Earth and Environmental Sciences
Introduction to Earth Sciences I

Central Park Field Trip

Field trip to Central Park studying the Manhattan Schist and the geology of New York City.

Meet at the southwest corner of Central Park at Central Park West and 59th St (Columbus Circle) at 9:45 am for introductory remarks We start walking at 10:00. Be ready to walk several miles. Wear comfortable, supportive, walking shoes. Bring clothes for hot weather (bring a hat) and its never a bad idea to be prepared for a possible shower. Bring something to write with and something to write on (clipboard, notebook). A field trip guide will be provided. It will contain many questions to be answered along the way and spaces to record your answers. The field trip guide (with your answers) wil  be your data from which you will build your summary paper.

Also, bring a bite to eat (we won't stop for lunch) and something to drink (it gets hot on the outcrop). We will pass a few vendors' carts along the way. No bathrooms are available until near the end of the walk so arrive with an empty bladder!
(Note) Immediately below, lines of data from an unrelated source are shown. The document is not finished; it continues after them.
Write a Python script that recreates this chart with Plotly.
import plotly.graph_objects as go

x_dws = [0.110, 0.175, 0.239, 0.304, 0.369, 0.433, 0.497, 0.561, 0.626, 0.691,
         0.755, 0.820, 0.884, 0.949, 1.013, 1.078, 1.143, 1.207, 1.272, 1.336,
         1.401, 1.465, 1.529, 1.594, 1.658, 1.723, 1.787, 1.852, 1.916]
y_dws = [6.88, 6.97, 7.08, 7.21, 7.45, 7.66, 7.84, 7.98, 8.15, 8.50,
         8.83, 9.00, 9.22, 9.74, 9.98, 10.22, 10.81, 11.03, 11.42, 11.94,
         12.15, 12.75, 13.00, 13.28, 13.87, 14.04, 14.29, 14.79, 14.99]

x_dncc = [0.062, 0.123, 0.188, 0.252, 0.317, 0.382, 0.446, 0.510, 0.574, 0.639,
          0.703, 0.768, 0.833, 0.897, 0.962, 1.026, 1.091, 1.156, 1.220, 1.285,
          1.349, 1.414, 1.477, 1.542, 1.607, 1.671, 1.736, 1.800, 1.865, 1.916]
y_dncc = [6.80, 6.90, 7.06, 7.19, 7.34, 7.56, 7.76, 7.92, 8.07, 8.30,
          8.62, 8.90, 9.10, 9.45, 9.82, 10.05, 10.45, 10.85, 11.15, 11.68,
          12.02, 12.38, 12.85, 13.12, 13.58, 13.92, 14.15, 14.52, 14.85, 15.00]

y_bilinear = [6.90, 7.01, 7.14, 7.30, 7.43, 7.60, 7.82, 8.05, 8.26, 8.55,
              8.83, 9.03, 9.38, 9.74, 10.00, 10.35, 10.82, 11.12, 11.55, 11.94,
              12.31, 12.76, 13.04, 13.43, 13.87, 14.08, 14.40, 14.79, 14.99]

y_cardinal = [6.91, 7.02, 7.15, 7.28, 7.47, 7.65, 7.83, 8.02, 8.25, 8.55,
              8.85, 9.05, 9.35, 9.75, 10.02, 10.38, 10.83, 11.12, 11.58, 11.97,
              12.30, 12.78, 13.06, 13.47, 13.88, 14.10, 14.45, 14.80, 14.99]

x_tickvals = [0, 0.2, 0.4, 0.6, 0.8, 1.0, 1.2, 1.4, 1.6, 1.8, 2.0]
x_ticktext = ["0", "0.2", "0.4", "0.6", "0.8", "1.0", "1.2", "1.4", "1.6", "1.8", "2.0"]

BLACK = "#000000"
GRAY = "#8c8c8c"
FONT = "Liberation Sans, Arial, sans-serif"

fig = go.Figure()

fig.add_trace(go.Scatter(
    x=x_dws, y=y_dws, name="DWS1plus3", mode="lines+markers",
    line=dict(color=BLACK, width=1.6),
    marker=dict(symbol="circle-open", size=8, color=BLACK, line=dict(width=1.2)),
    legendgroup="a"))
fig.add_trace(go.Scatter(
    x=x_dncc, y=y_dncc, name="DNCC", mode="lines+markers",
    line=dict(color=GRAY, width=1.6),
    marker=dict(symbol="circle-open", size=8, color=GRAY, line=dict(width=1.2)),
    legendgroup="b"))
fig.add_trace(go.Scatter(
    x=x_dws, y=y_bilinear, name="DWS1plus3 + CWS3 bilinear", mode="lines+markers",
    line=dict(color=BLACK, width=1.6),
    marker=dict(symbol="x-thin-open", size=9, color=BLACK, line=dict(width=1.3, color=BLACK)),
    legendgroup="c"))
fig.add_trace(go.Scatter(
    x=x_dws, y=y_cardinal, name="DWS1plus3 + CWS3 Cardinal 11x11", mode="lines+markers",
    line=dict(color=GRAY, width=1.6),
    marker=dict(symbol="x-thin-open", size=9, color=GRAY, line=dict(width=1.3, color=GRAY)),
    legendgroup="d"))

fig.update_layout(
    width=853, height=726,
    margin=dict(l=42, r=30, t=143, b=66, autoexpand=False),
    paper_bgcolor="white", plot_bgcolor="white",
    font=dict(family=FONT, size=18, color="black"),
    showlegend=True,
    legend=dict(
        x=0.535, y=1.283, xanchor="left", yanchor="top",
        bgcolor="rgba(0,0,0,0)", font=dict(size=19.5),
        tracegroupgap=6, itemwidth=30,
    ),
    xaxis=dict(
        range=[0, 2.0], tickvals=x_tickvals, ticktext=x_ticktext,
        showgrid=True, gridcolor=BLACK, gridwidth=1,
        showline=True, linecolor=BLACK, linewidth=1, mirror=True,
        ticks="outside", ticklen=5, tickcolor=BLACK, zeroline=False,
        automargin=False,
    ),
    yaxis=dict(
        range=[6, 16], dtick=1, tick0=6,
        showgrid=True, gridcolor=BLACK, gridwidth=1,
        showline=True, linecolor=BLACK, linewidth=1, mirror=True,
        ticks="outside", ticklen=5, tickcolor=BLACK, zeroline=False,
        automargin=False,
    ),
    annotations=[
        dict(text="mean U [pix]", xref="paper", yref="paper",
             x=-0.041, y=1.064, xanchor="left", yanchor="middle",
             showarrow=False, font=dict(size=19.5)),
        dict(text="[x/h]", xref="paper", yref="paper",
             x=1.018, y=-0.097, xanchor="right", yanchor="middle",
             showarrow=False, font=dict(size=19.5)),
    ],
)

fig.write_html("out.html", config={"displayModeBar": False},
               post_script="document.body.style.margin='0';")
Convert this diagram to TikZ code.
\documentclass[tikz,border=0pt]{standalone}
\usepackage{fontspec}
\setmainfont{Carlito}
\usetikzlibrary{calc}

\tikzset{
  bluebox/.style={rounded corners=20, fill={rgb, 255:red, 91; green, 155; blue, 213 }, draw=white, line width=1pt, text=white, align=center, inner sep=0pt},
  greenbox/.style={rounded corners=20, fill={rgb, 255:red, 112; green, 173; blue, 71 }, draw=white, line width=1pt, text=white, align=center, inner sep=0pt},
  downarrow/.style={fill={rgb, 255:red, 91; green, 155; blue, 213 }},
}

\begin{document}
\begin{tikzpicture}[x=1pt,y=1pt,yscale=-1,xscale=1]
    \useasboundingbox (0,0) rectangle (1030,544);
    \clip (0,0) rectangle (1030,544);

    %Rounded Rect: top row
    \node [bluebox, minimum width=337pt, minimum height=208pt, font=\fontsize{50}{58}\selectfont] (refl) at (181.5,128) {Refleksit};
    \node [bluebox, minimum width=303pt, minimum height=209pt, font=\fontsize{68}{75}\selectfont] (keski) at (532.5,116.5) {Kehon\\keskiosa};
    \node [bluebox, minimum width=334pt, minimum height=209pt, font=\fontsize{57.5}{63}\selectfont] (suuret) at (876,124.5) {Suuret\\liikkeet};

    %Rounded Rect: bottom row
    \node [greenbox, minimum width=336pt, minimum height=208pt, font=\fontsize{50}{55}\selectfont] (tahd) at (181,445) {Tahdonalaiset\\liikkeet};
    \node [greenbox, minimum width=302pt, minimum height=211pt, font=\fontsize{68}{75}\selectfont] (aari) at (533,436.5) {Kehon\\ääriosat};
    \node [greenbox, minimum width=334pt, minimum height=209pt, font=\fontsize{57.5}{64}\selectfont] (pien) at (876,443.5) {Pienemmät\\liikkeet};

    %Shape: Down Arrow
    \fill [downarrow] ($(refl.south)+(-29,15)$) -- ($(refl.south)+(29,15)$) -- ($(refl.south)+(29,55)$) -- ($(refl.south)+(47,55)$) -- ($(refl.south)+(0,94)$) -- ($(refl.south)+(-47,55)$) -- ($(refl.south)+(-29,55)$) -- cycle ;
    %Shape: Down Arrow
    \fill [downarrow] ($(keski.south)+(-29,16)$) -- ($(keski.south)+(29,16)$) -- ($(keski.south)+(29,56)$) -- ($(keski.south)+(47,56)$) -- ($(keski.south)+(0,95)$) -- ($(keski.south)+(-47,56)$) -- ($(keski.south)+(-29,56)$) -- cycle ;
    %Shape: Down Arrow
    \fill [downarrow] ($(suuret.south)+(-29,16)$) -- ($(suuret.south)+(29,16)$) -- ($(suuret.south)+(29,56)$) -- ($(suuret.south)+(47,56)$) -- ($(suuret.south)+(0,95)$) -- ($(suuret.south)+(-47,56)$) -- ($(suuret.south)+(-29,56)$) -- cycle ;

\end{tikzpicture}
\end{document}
We will finish by around 2:00 pm in the park at 72nd St.

 

Summary Papers

Write a paper summarizing the geology of Central Park and the geologic history implied by the rock units and features that we observed. Your paper should be around three pages or so, a little less if you are very concise. Beyond 5 pages and you are probably being rambly. Quality is much more important than quantity.
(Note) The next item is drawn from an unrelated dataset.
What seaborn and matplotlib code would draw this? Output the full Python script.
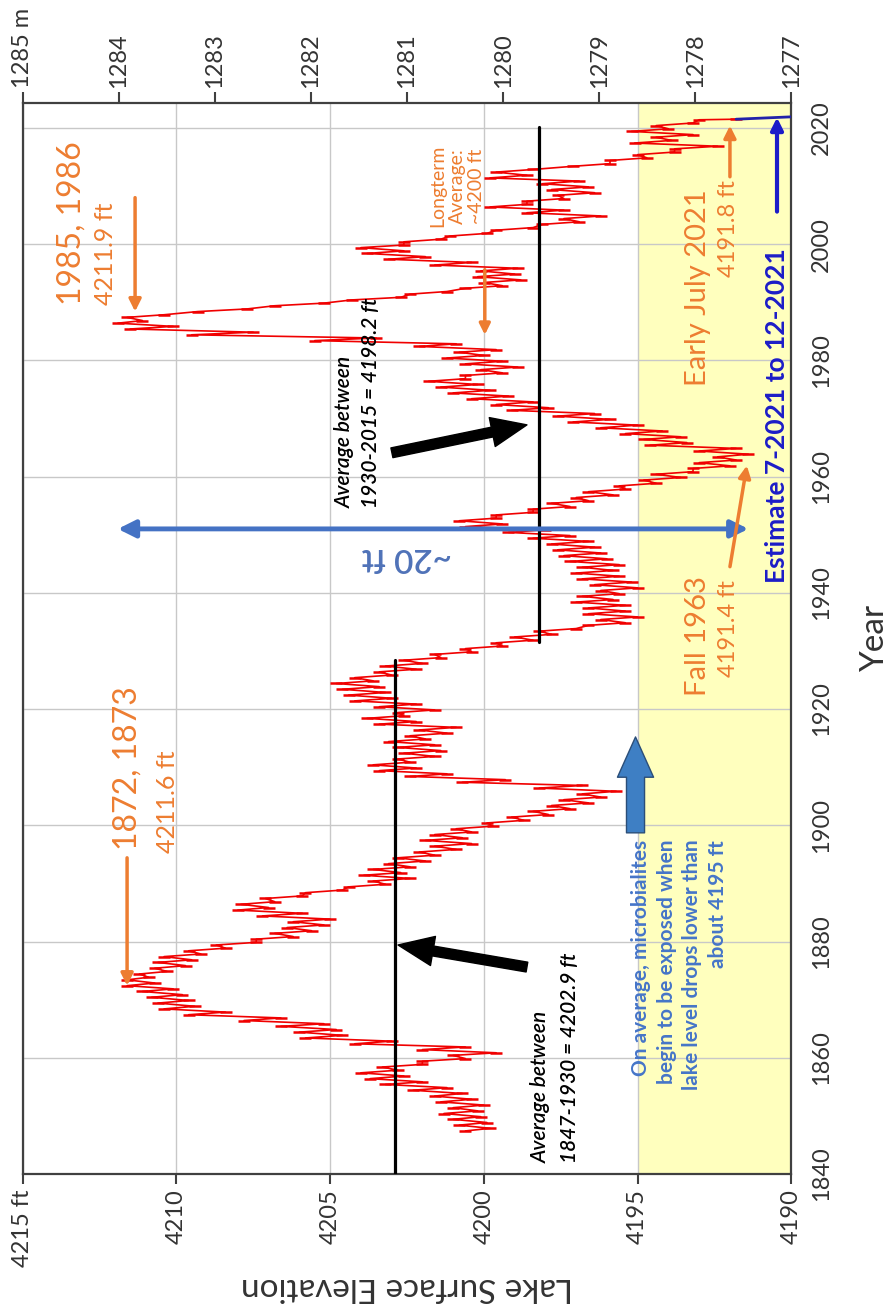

Do organize your paper so that each section describes a different rock unit or feature: the Manhattan Schist, the pegmatites, the granite dikes, the amphibolite, the veins, the joints, the glacial features... Refer to each unit/feature in its own section. Discuss the important details regarding each. For example, refer to the mineralogy of the schist, the foliation in the schist, when the schist formed and how/from what. Summarize the range and average orientation of the foliation and tell what that implies about the orientation of the stress that caused it, and the orientations of the glacial striations and what that tells...
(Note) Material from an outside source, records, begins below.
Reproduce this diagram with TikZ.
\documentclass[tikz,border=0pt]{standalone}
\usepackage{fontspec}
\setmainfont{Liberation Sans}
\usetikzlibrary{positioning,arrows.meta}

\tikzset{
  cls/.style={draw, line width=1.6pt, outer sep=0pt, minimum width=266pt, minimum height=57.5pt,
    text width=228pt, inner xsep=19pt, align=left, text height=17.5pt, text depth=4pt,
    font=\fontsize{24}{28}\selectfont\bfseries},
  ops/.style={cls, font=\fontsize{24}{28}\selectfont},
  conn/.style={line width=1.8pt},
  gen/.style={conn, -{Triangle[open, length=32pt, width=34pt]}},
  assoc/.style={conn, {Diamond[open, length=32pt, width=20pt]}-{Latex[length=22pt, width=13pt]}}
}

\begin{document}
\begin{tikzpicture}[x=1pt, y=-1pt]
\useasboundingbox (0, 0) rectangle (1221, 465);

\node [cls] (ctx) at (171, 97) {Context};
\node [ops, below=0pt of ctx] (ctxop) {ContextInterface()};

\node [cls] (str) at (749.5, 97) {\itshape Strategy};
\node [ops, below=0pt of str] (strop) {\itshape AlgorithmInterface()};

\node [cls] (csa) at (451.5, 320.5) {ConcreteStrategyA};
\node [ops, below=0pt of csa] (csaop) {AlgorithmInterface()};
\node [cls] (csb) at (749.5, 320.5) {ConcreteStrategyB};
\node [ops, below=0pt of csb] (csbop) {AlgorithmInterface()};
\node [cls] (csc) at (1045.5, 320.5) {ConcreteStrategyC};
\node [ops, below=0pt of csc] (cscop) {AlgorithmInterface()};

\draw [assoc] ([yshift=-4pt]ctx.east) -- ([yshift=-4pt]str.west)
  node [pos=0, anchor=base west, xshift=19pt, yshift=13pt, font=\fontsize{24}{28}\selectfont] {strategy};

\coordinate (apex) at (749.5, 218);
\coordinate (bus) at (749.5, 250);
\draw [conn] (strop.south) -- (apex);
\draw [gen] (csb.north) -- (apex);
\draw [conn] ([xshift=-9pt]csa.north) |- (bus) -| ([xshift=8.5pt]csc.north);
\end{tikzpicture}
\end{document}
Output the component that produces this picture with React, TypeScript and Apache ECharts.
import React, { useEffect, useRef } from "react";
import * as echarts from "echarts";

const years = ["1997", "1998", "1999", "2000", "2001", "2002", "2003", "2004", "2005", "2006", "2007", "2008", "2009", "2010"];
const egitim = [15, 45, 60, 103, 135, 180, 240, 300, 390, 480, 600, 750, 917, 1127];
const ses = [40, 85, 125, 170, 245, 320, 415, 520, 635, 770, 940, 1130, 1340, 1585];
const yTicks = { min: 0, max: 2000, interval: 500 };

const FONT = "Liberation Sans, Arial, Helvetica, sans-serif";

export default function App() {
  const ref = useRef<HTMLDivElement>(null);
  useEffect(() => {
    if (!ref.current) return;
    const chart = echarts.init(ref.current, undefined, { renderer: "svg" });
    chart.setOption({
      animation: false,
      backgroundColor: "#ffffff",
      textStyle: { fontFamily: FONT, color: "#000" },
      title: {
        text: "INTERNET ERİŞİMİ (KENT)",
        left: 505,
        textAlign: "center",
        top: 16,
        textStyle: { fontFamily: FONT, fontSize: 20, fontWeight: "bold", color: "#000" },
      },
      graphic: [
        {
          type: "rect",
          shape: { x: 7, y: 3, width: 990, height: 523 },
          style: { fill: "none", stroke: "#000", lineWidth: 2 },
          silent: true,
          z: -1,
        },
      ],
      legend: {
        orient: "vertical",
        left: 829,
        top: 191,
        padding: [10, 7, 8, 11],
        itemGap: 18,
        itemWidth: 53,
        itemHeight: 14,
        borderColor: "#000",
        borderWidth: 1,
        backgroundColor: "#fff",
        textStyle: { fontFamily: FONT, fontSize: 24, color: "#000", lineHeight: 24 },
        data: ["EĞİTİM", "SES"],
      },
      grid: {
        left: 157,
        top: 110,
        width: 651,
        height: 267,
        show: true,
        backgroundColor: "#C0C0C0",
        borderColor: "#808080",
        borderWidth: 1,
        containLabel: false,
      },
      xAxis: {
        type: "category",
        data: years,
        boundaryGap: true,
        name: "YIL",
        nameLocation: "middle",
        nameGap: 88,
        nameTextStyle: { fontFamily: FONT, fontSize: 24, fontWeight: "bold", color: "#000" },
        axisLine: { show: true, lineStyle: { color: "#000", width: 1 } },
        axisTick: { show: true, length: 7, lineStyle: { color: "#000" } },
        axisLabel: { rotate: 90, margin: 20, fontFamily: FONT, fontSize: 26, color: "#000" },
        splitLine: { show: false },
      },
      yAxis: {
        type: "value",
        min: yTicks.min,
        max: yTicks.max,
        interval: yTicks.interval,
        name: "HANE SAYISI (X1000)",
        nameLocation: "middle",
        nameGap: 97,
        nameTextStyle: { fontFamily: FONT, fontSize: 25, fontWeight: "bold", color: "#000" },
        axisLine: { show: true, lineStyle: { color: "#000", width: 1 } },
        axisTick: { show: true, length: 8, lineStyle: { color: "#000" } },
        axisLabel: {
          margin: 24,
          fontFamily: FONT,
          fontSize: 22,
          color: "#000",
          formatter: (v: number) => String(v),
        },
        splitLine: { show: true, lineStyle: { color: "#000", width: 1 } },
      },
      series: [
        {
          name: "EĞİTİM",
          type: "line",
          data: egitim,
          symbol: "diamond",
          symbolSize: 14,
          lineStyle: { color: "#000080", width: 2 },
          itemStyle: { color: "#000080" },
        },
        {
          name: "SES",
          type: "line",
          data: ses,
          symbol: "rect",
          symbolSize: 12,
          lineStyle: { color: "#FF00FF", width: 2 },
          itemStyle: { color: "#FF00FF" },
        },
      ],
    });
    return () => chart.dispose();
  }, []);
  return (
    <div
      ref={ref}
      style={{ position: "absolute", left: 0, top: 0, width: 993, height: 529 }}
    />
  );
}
Do not organize your paper as a location-by-location travel log ("At this place we saw this and this and this. Then at this place we saw that, and that, and that.")

You should talk about the relationship of the various rock units and features to one another, including the age-relationships (which came first, which came next...), and give a summary of the geologic history of New York as told by what we saw.

If you use outside sources (books, articles, internet), you must properly cite information in the body of your paper and give a formal bibliographic listing of sources at the end of the paper.  Also, any passages that are not completely in your own words must be placed in quotes (but please write in your own words).

Remember, the papers are due in one week (or sooner).